**Exercise goal**
Your task is to give the listing below back word for word, pictures excluded.

——

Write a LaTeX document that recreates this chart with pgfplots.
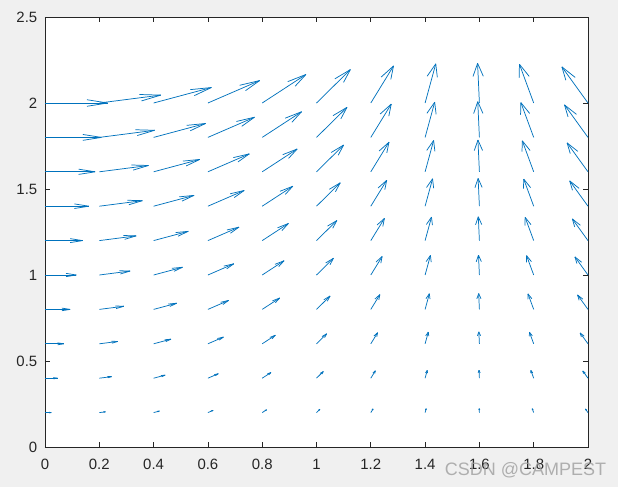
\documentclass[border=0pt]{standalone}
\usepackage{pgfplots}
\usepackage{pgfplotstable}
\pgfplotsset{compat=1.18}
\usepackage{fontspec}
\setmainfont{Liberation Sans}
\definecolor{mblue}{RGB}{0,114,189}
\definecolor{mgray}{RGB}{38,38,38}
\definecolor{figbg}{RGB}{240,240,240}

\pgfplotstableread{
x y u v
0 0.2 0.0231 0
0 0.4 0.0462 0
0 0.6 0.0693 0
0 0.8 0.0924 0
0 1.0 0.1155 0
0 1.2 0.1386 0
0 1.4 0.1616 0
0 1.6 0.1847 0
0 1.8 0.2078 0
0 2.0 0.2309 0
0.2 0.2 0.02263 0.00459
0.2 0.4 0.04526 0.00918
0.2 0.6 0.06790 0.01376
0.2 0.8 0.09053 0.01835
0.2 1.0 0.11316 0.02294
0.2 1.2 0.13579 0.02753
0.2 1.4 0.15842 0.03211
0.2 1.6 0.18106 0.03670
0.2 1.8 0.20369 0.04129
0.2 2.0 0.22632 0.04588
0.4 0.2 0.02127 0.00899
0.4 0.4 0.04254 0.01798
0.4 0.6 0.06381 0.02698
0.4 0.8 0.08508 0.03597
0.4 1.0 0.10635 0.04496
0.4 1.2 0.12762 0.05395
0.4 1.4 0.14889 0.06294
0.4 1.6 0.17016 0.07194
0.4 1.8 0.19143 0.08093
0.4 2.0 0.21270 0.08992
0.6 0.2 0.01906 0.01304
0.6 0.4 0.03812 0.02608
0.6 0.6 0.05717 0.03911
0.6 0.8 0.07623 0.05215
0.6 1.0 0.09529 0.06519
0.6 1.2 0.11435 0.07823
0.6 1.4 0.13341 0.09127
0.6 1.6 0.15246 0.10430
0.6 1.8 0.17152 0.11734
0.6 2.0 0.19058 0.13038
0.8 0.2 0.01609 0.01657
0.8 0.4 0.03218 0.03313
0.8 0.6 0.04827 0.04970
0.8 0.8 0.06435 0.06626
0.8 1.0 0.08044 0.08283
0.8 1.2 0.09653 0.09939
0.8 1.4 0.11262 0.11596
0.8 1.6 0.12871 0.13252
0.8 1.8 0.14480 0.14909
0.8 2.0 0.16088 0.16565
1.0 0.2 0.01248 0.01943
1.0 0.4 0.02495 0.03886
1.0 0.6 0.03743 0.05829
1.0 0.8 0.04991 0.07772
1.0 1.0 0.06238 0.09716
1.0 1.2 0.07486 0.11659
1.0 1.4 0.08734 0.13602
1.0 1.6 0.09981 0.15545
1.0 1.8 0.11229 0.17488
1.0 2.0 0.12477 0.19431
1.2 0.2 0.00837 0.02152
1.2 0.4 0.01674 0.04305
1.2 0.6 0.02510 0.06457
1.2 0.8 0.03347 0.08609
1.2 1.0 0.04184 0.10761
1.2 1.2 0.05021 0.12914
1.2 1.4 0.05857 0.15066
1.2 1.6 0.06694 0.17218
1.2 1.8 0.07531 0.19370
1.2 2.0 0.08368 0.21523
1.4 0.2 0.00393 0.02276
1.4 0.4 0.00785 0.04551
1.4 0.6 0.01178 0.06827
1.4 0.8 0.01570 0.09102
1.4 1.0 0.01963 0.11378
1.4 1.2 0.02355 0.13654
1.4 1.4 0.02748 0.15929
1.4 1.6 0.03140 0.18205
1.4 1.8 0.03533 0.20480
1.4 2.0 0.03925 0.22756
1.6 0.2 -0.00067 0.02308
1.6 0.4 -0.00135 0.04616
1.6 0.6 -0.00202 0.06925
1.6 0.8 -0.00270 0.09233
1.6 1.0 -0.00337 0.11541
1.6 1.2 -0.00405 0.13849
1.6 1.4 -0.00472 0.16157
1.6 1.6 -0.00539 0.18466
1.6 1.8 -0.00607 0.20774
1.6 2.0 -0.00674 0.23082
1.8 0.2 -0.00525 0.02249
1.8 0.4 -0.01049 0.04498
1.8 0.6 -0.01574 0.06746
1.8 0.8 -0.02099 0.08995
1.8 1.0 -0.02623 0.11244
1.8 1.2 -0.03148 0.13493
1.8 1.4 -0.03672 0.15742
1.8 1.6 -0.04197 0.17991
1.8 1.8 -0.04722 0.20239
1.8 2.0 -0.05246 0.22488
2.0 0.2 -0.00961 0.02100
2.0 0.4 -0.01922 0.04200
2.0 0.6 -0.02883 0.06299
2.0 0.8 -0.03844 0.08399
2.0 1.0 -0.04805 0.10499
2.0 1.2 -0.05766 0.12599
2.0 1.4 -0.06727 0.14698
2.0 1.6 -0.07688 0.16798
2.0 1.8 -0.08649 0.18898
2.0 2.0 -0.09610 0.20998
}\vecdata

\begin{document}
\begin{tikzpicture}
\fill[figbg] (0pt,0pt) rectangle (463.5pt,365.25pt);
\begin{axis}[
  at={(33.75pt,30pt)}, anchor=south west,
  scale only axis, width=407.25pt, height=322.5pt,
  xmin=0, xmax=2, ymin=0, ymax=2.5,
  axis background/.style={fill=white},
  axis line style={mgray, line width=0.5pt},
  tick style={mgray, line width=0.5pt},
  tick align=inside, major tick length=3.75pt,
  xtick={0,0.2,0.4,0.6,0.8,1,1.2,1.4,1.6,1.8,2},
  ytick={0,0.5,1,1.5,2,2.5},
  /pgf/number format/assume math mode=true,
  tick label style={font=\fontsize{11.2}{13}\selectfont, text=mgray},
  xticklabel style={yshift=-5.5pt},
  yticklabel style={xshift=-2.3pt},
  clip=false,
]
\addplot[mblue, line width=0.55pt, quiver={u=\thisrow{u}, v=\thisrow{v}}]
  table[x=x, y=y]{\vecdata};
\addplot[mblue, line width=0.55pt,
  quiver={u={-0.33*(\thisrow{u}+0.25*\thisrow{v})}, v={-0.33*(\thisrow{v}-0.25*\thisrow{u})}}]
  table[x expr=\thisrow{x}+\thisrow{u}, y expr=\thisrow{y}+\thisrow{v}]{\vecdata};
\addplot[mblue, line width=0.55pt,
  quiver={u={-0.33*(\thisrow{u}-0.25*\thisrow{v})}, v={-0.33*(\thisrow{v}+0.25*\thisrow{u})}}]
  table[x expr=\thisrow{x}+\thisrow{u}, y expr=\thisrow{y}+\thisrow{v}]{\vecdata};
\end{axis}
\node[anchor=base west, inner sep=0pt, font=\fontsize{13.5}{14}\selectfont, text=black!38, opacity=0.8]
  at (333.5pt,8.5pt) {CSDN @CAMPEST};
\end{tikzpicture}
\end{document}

——

**Exercise answer**
Write a LaTeX document that recreates this chart with pgfplots.
\documentclass[border=0pt]{standalone}
\usepackage{pgfplots}
\usepackage{pgfplotstable}
\pgfplotsset{compat=1.18}
\usepackage{fontspec}
\setmainfont{Liberation Sans}
\definecolor{mblue}{RGB}{0,114,189}
\definecolor{mgray}{RGB}{38,38,38}
\definecolor{figbg}{RGB}{240,240,240}

\pgfplotstableread{
x y u v
0 0.2 0.0231 0
0 0.4 0.0462 0
0 0.6 0.0693 0
0 0.8 0.0924 0
0 1.0 0.1155 0
0 1.2 0.1386 0
0 1.4 0.1616 0
0 1.6 0.1847 0
0 1.8 0.2078 0
0 2.0 0.2309 0
0.2 0.2 0.02263 0.00459
0.2 0.4 0.04526 0.00918
0.2 0.6 0.06790 0.01376
0.2 0.8 0.09053 0.01835
0.2 1.0 0.11316 0.02294
0.2 1.2 0.13579 0.02753
0.2 1.4 0.15842 0.03211
0.2 1.6 0.18106 0.03670
0.2 1.8 0.20369 0.04129
0.2 2.0 0.22632 0.04588
0.4 0.2 0.02127 0.00899
0.4 0.4 0.04254 0.01798
0.4 0.6 0.06381 0.02698
0.4 0.8 0.08508 0.03597
0.4 1.0 0.10635 0.04496
0.4 1.2 0.12762 0.05395
0.4 1.4 0.14889 0.06294
0.4 1.6 0.17016 0.07194
0.4 1.8 0.19143 0.08093
0.4 2.0 0.21270 0.08992
0.6 0.2 0.01906 0.01304
0.6 0.4 0.03812 0.02608
0.6 0.6 0.05717 0.03911
0.6 0.8 0.07623 0.05215
0.6 1.0 0.09529 0.06519
0.6 1.2 0.11435 0.07823
0.6 1.4 0.13341 0.09127
0.6 1.6 0.15246 0.10430
0.6 1.8 0.17152 0.11734
0.6 2.0 0.19058 0.13038
0.8 0.2 0.01609 0.01657
0.8 0.4 0.03218 0.03313
0.8 0.6 0.04827 0.04970
0.8 0.8 0.06435 0.06626
0.8 1.0 0.08044 0.08283
0.8 1.2 0.09653 0.09939
0.8 1.4 0.11262 0.11596
0.8 1.6 0.12871 0.13252
0.8 1.8 0.14480 0.14909
0.8 2.0 0.16088 0.16565
1.0 0.2 0.01248 0.01943
1.0 0.4 0.02495 0.03886
1.0 0.6 0.03743 0.05829
1.0 0.8 0.04991 0.07772
1.0 1.0 0.06238 0.09716
1.0 1.2 0.07486 0.11659
1.0 1.4 0.08734 0.13602
1.0 1.6 0.09981 0.15545
1.0 1.8 0.11229 0.17488
1.0 2.0 0.12477 0.19431
1.2 0.2 0.00837 0.02152
1.2 0.4 0.01674 0.04305
1.2 0.6 0.02510 0.06457
1.2 0.8 0.03347 0.08609
1.2 1.0 0.04184 0.10761
1.2 1.2 0.05021 0.12914
1.2 1.4 0.05857 0.15066
1.2 1.6 0.06694 0.17218
1.2 1.8 0.07531 0.19370
1.2 2.0 0.08368 0.21523
1.4 0.2 0.00393 0.02276
1.4 0.4 0.00785 0.04551
1.4 0.6 0.01178 0.06827
1.4 0.8 0.01570 0.09102
1.4 1.0 0.01963 0.11378
1.4 1.2 0.02355 0.13654
1.4 1.4 0.02748 0.15929
1.4 1.6 0.03140 0.18205
1.4 1.8 0.03533 0.20480
1.4 2.0 0.03925 0.22756
1.6 0.2 -0.00067 0.02308
1.6 0.4 -0.00135 0.04616
1.6 0.6 -0.00202 0.06925
1.6 0.8 -0.00270 0.09233
1.6 1.0 -0.00337 0.11541
1.6 1.2 -0.00405 0.13849
1.6 1.4 -0.00472 0.16157
1.6 1.6 -0.00539 0.18466
1.6 1.8 -0.00607 0.20774
1.6 2.0 -0.00674 0.23082
1.8 0.2 -0.00525 0.02249
1.8 0.4 -0.01049 0.04498
1.8 0.6 -0.01574 0.06746
1.8 0.8 -0.02099 0.08995
1.8 1.0 -0.02623 0.11244
1.8 1.2 -0.03148 0.13493
1.8 1.4 -0.03672 0.15742
1.8 1.6 -0.04197 0.17991
1.8 1.8 -0.04722 0.20239
1.8 2.0 -0.05246 0.22488
2.0 0.2 -0.00961 0.02100
2.0 0.4 -0.01922 0.04200
2.0 0.6 -0.02883 0.06299
2.0 0.8 -0.03844 0.08399
2.0 1.0 -0.04805 0.10499
2.0 1.2 -0.05766 0.12599
2.0 1.4 -0.06727 0.14698
2.0 1.6 -0.07688 0.16798
2.0 1.8 -0.08649 0.18898
2.0 2.0 -0.09610 0.20998
}\vecdata

\begin{document}
\begin{tikzpicture}
\fill[figbg] (0pt,0pt) rectangle (463.5pt,365.25pt);
\begin{axis}[
  at={(33.75pt,30pt)}, anchor=south west,
  scale only axis, width=407.25pt, height=322.5pt,
  xmin=0, xmax=2, ymin=0, ymax=2.5,
  axis background/.style={fill=white},
  axis line style={mgray, line width=0.5pt},
  tick style={mgray, line width=0.5pt},
  tick align=inside, major tick length=3.75pt,
  xtick={0,0.2,0.4,0.6,0.8,1,1.2,1.4,1.6,1.8,2},
  ytick={0,0.5,1,1.5,2,2.5},
  /pgf/number format/assume math mode=true,
  tick label style={font=\fontsize{11.2}{13}\selectfont, text=mgray},
  xticklabel style={yshift=-5.5pt},
  yticklabel style={xshift=-2.3pt},
  clip=false,
]
\addplot[mblue, line width=0.55pt, quiver={u=\thisrow{u}, v=\thisrow{v}}]
  table[x=x, y=y]{\vecdata};
\addplot[mblue, line width=0.55pt,
  quiver={u={-0.33*(\thisrow{u}+0.25*\thisrow{v})}, v={-0.33*(\thisrow{v}-0.25*\thisrow{u})}}]
  table[x expr=\thisrow{x}+\thisrow{u}, y expr=\thisrow{y}+\thisrow{v}]{\vecdata};
\addplot[mblue, line width=0.55pt,
  quiver={u={-0.33*(\thisrow{u}-0.25*\thisrow{v})}, v={-0.33*(\thisrow{v}+0.25*\thisrow{u})}}]
  table[x expr=\thisrow{x}+\thisrow{u}, y expr=\thisrow{y}+\thisrow{v}]{\vecdata};
\end{axis}
\node[anchor=base west, inner sep=0pt, font=\fontsize{13.5}{14}\selectfont, text=black!38, opacity=0.8]
  at (333.5pt,8.5pt) {CSDN @CAMPEST};
\end{tikzpicture}
\end{document}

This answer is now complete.